I am describing how the classes are used. What problem do you have saying the scheduler starts considering jobs in sorted order? This is how a scheduling cycle starts. Jobs are considered in sorted order. I can’t really say how equivalence classes are used if I don’t say jobs are considered in sorted order. The first time a job in an equivalence class doesn’t run, we mark the whole class that it can’t run. Which is the first job that this will happen with? The first job in the class in the sorted order.
I don’t think you ever define how job equivalence classes are made. You list the attributes that
are used as a basis, but nowhere have you referred to the values of attributes. Let’s take
Similar is defined by the following attributes and resources:
euser: If there are any user limits(soft or hard)
Similar is not defined by an euser attribute but (presumably) by whether jobs share the same
value for that euser attribute. You don’t say that.
What problem do you have saying the scheduler starts considering jobs in sorted order?
The problem is that it’s irrelevant to job equivalence class optimization. It’s the existing
behavior and you’re not changing it (right?) so why are you mentioning it at all?
I’ve added some language about the values of attributes. Take a look.

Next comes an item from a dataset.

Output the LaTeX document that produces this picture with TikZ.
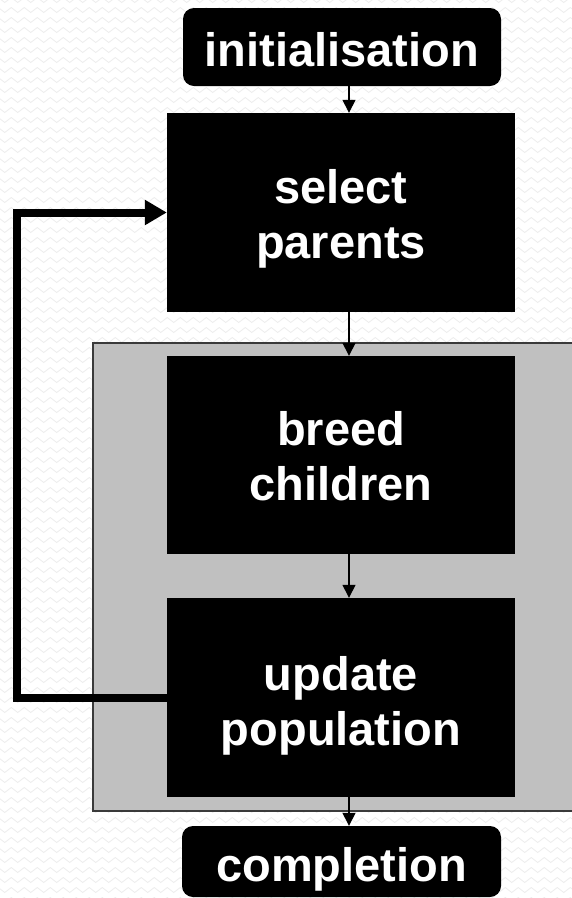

Sometimes you need to describe existing behavior to better describe new behavior. That was my reasoning behind it. I removed the line in question because the next line (“The scheduler starts considering jobs in sorted order”) covers what I wanted to cover well enough. It’s still existing behavior, but I think it’s required.
Thanks. That’s better now - a couple more adjustments,
- change Similar is defined to Similarity is determined
- instead of Time based resources such as, give a complete list of the affected resources
and a question: how is
place handled? For example, is
-lplace=pack:excl is handled
I updated the document. As it turns out the time based resources was a complete list. I just left it a little vague in the document. I updated that.
As for the place statement, the scheduler breaks it apart for its own use. No matter what order you list the parts of a place statement in, the scheduler will compare them correctly.